(begin)
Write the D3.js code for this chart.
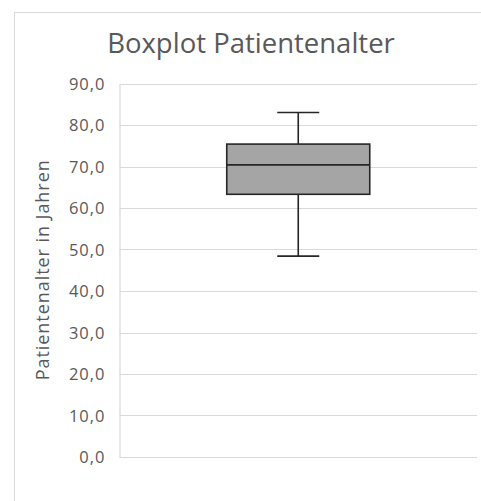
<!DOCTYPE html>
<html><head><meta charset="utf-8">
<script src="https://cdn.jsdelivr.net/npm/d3@7"></script>
<style>html,body{margin:0;padding:0;background:#fff;}svg{display:block;}</style>
</head><body>
<script>
const title = "Boxplot Patientenalter";
const yAxisTitle = "Patientenalter in Jahren";
const categories = ["Patientenalter"];
const whiskerLow = [48.4];
const q1 = [63.3];
const median = [70.4];
const q3 = [75.4];
const whiskerHigh = [83.0];
const yTicks = [0, 10, 20, 30, 40, 50, 60, 70, 80, 90];

(function () {
const W = 481, H = 501;
const svg = d3.select("body").append("svg").attr("width", W).attr("height", H);
svg.append("rect").attr("x", 14.5).attr("y", 12.5).attr("width", 500).attr("height", 520)
  .attr("fill", "#fff").attr("stroke", "#d9d9d9").attr("stroke-width", 1);

const pLeft = 119.5, pRight = 477, pTop = 83.5, pBottom = 457;
const y = d3.scaleLinear().domain([0, 90]).range([pBottom, pTop]);
const x = d3.scaleBand().domain(categories).range([pLeft, pRight]).paddingInner(0).paddingOuter(0.75);

const font = "'Open Sans', 'Noto Sans', sans-serif";
svg.append("text").attr("x", 251).attr("y", 53).attr("text-anchor", "middle")
  .attr("font-family", font).attr("font-size", 27.5).attr("fill", "#595959").text(title);

svg.append("g").selectAll("line").data(yTicks).join("line")
  .attr("x1", pLeft).attr("x2", pRight)
  .attr("y1", d => Math.round(y(d)) + 0.5).attr("y2", d => Math.round(y(d)) + 0.5)
  .attr("stroke", "#d9d9d9").attr("stroke-width", 1.2);

const axis = d3.axisLeft(y).tickValues(yTicks).tickSize(0).tickPadding(14)
  .tickFormat(d => d3.format(".1f")(d).replace(".", ","));
const gA = svg.append("g").attr("transform", `translate(${pLeft},0)`).call(axis);
gA.select(".domain").attr("stroke", "#d9d9d9").attr("stroke-width", 1.2);
gA.selectAll("text").attr("font-family", font).attr("font-size", 16.5).attr("fill", "#595959")
  .attr("letter-spacing", 1).attr("dy", "0.36em");

svg.append("text").attr("transform", `translate(48.5,${(pTop + pBottom) / 2}) rotate(-90)`)
  .attr("text-anchor", "middle").attr("font-family", font).attr("font-size", 18)
  .attr("textLength", 220).attr("lengthAdjust", "spacing")
  .attr("fill", "#595959").text(yAxisTitle);

const g = svg.append("g");
categories.forEach((c, i) => {
  const bx = x(c), bw = x.bandwidth();
  const cx = bx + bw / 2;
  const capW = 42;
  const st = "#262626", sw = 1.6;
  g.append("line").attr("x1", cx).attr("x2", cx).attr("y1", y(whiskerHigh[i])).attr("y2", y(q3[i]))
    .attr("stroke", st).attr("stroke-width", sw);
  g.append("line").attr("x1", cx).attr("x2", cx).attr("y1", y(q1[i])).attr("y2", y(whiskerLow[i]))
    .attr("stroke", st).attr("stroke-width", sw);
  g.append("line").attr("x1", cx - capW / 2).attr("x2", cx + capW / 2)
    .attr("y1", y(whiskerHigh[i])).attr("y2", y(whiskerHigh[i])).attr("stroke", st).attr("stroke-width", sw);
  g.append("line").attr("x1", cx - capW / 2).attr("x2", cx + capW / 2)
    .attr("y1", y(whiskerLow[i])).attr("y2", y(whiskerLow[i])).attr("stroke", st).attr("stroke-width", sw);
  g.append("rect").attr("x", bx).attr("width", bw).attr("y", y(q3[i])).attr("height", y(q1[i]) - y(q3[i]))
    .attr("fill", "#a5a5a5").attr("stroke", st).attr("stroke-width", sw);
  g.append("line").attr("x1", bx).attr("x2", bx + bw).attr("y1", y(median[i])).attr("y2", y(median[i]))
    .attr("stroke", st).attr("stroke-width", sw);
});
})();
</script>
</body></html>
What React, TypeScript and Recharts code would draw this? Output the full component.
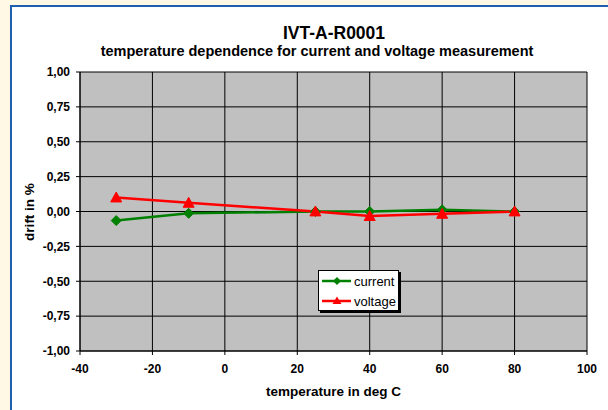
import React from "react";
import { LineChart, Line, XAxis, YAxis, CartesianGrid, Legend } from "recharts";

const temperatures = [-30, -10, 25, 40, 60, 80];
const currentDrift = [-0.065, -0.013, 0.0, 0.0, 0.012, 0.0];
const voltageDrift = [0.1, 0.062, 0.0, -0.033, -0.017, 0.0];
const xTicks = [-40, -20, 0, 20, 40, 60, 80, 100];
const yTicks = [-1, -0.75, -0.5, -0.25, 0, 0.25, 0.5, 0.75, 1];

const data = temperatures.map((t, i) => ({
  t,
  current: currentDrift[i],
  voltage: voltageDrift[i],
}));

const FONT = "'Liberation Sans', Arial, sans-serif";
const GREEN = "#008000";
const RED = "#FF0000";

const fmt = (v: number) => v.toFixed(2).replace(".", ",");

const Diamond = (props: any) => {
  const { cx, cy } = props;
  if (cx == null || cy == null) return null;
  const r = 5;
  return (
    <path
      d={`M${cx},${cy - r} L${cx + r},${cy} L${cx},${cy + r} L${cx - r},${cy} Z`}
      fill={GREEN}
      stroke={GREEN}
    />
  );
};

const Triangle = (props: any) => {
  const { cx, cy } = props;
  if (cx == null || cy == null) return null;
  const r = 5.5;
  return (
    <path
      d={`M${cx},${cy - r} L${cx + r},${cy + r * 0.8} L${cx - r},${cy + r * 0.8} Z`}
      fill={RED}
      stroke={RED}
    />
  );
};

const LegendBox = () => (
  <div
    style={{
      background: "#fff",
      border: "1px solid #000",
      boxShadow: "2px 2px 0 #000",
      width: 81,
      height: 41,
      boxSizing: "border-box",
      padding: "0 0 0 2px",
      fontFamily: FONT,
      fontSize: 13,
      color: "#000",
    }}
  >
    {[
      { name: "current", color: GREEN, kind: "d" },
      { name: "voltage", color: RED, kind: "t" },
    ].map((it) => (
      <div key={it.name} style={{ display: "flex", alignItems: "center", height: 20 }}>
        <svg width={31} height={12} style={{ marginRight: 2 }}>
          <line x1={1} y1={6} x2={30} y2={6} stroke={it.color} strokeWidth={2.5} />
          {it.kind === "d" ? (
            <path d="M16,2 L20,6 L16,10 L12,6 Z" fill={it.color} />
          ) : (
            <path d="M16,1.5 L20.5,9 L11.5,9 Z" fill={it.color} />
          )}
        </svg>
        <span>{it.name}</span>
      </div>
    ))}
  </div>
);

const textBase = {
  position: "absolute" as const,
  fontFamily: FONT,
  fontWeight: "bold" as const,
  color: "#000",
  whiteSpace: "nowrap" as const,
  lineHeight: 1,
};

export default function App() {
  return (
    <div
      style={{
        position: "absolute",
        left: 0,
        top: 0,
        width: 608,
        height: 410,
        background: "#FFF8E4",
        overflow: "hidden",
      }}
    >
      <div
        style={{
          position: "absolute",
          left: 10,
          top: 5,
          width: 620,
          height: 403,
          border: "2px solid #1F5FAF",
          background: "#fff",
        }}
      />
      <div style={{ ...textBase, left: 334, top: 33.5, fontSize: 17.5, transform: "translate(-50%, -50%)" }}>
        IVT-A-R0001
      </div>
      <div style={{ ...textBase, left: 317, top: 51, fontSize: 14.5, transform: "translate(-50%, -50%)" }}>
        temperature dependence for current and voltage measurement
      </div>
      <div style={{ ...textBase, left: 333.5, top: 392, fontSize: 13.5, transform: "translate(-50%, -50%)" }}>
        temperature in deg C
      </div>
      <div
        style={{
          ...textBase,
          left: 30,
          top: 211.5,
          fontSize: 13.5,
          transform: "translate(-50%, -50%) rotate(-90deg)",
        }}
      >
        drift in %
      </div>
      <div style={{ position: "absolute", left: 0, top: 0 }}>
        <LineChart
          width={608}
          height={410}
          data={data}
          margin={{ top: 72, right: 21, bottom: 0, left: 30 }}
        >
          <CartesianGrid stroke="#000" strokeWidth={1} fill="#C0C0C0" fillOpacity={1} />
          <XAxis
            dataKey="t"
            type="number"
            domain={[-40, 100]}
            ticks={xTicks}
            interval={0}
            stroke="#000"
            tickSize={4}
            tickMargin={9}
            height={59}
            tick={{ fill: "#000", fontFamily: FONT, fontWeight: "bold", fontSize: 12 }}
          />
          <YAxis
            type="number"
            domain={[-1, 1]}
            ticks={yTicks}
            interval={0}
            width={50}
            stroke="#000"
            tickSize={4}
            tickMargin={6}
            tickFormatter={fmt}
            tick={{ fill: "#000", fontFamily: FONT, fontWeight: "bold", fontSize: 12 }}
          />
          <Legend
            layout="horizontal"
            verticalAlign="middle"
            align="center"
            content={<LegendBox />}
            wrapperStyle={{ position: "absolute", left: 318, top: 270, width: 84, height: 44 }}
          />
          <Line
            dataKey="current"
            name="current"
            stroke={GREEN}
            strokeWidth={2.5}
            dot={<Diamond />}
            activeDot={false}
            isAnimationActive={false}
          />
          <Line
            dataKey="voltage"
            name="voltage"
            stroke={RED}
            strokeWidth={2.5}
            dot={<Triangle />}
            activeDot={false}
            isAnimationActive={false}
          />
        </LineChart>
      </div>
    </div>
  );
}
(end)
- What is required
For the material above, give again only the lines starting at the line that contains "What React, TypeScript" and ending at the line that contains "YAxis, CartesianGrid, Legend". Pictures do not belong in the copy.

- Exercise output
What React, TypeScript and Recharts code would draw this? Output the full component.
import React from "react";
import { LineChart, Line, XAxis, YAxis, CartesianGrid, Legend } from "recharts";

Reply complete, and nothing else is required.